Matthew Finkel transcribed 1.6K bytes:
On Sat, Oct 25, 2014 at 01:01:52PM +0200, Karsten Loesing wrote:
On 24/10/14 01:53, isis wrote:
isis transcribed 6.6K bytes:
- The hashed fingerprint (as is the case for bridges in onionoo)
- The hashed ip:port
Actually, my apologies, I was quite tired when I wrote this and totally completely wrong.
A hashed ip:port would be a terrible idea because IPv4 space is only 2^32 and ports are 2^16. In total that's a 2^48 message space. Hashing for a preimage to get the bridge addresses in quite feasible in those constaints, as well as precomputing the attack offline.
We should come up with a different way to hide ip:ports.
I'm lacking context, but just in case this is even remotely relevant, here's how CollecTor sanitizes bridge IP addresses:
https://collector.torproject.org/formats.html#bridge-descriptors
Yes, this is very relevant, thanks! Currently our plan involves keying the JSON dataset using unsanitized "IP Address:port" internally and the sanitized public version will replace this key with H(H(fingerprint)). This seems like the easiest way to avoid the problem of leaking the IP address.
At this point, we don't think we need an IP address in the resulting dataset, so a unique, linkable fingerprint seems sufficient. If we find that IP addresses are useful then Collector's algorithm seems like a good starting point.
I agree that we could probably do without any IP:port information in the resulting reports. The hashed fingerprint is enough for BridgeDB to deduce a bridge's IP:ports; it should also be enough for Metrics to deduce which bridge a particular set of additional reachability information concerns, without needing to do any additional processing of either the IP:ports or the fingerprints.
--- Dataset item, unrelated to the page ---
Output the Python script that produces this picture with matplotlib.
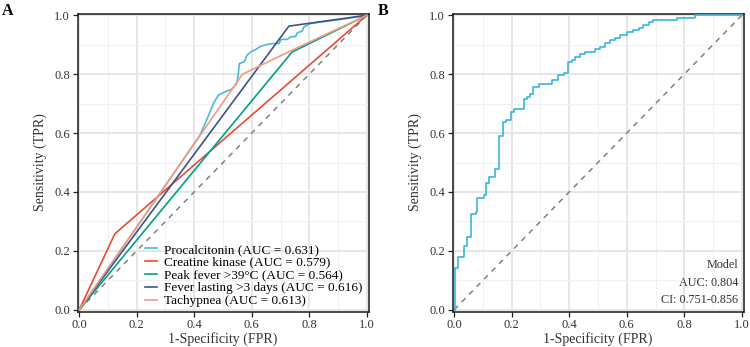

With respect to CollecTor's algorithms for sanitising bridge IP:ports (should we decide to instead keep the bridge address information in OONI's bridge reachability reports and wish to sanitise those reports), Robert Ransom spoke with me on the 24th of October, and made the following points and suggestions:
Robert Ransom transcribed 1.0K bytes:
The Metrics system currently sanitizes bridge TCP addresses (IP+port) by HMACing them with a secret key stored on the server. That won't work for the reachability testing system for two reasons:
- The reachability-testing bridge clients should not know the key
needed to obfuscate TCP (or UDP, or other) addresses deterministically. (A deterministic public-key encryption would be just as bad as a hash.)
- BridgeDB must be able to learn the address for which a bridge's
reachability test was performed, so that it can decide whether the reachability-test results are valid for the bridge's current address.
I would suggest that the reachability-testing bridge client report a (randomized) public-key encryption of the address, where the decryption key is held by BridgeDB (so it can check whether the reachability test is relevant to the current ‘Bridge line’) and the Metrics sanitization server (so it can compute and publish a deterministically sanitized address, following the current sanitization procedure).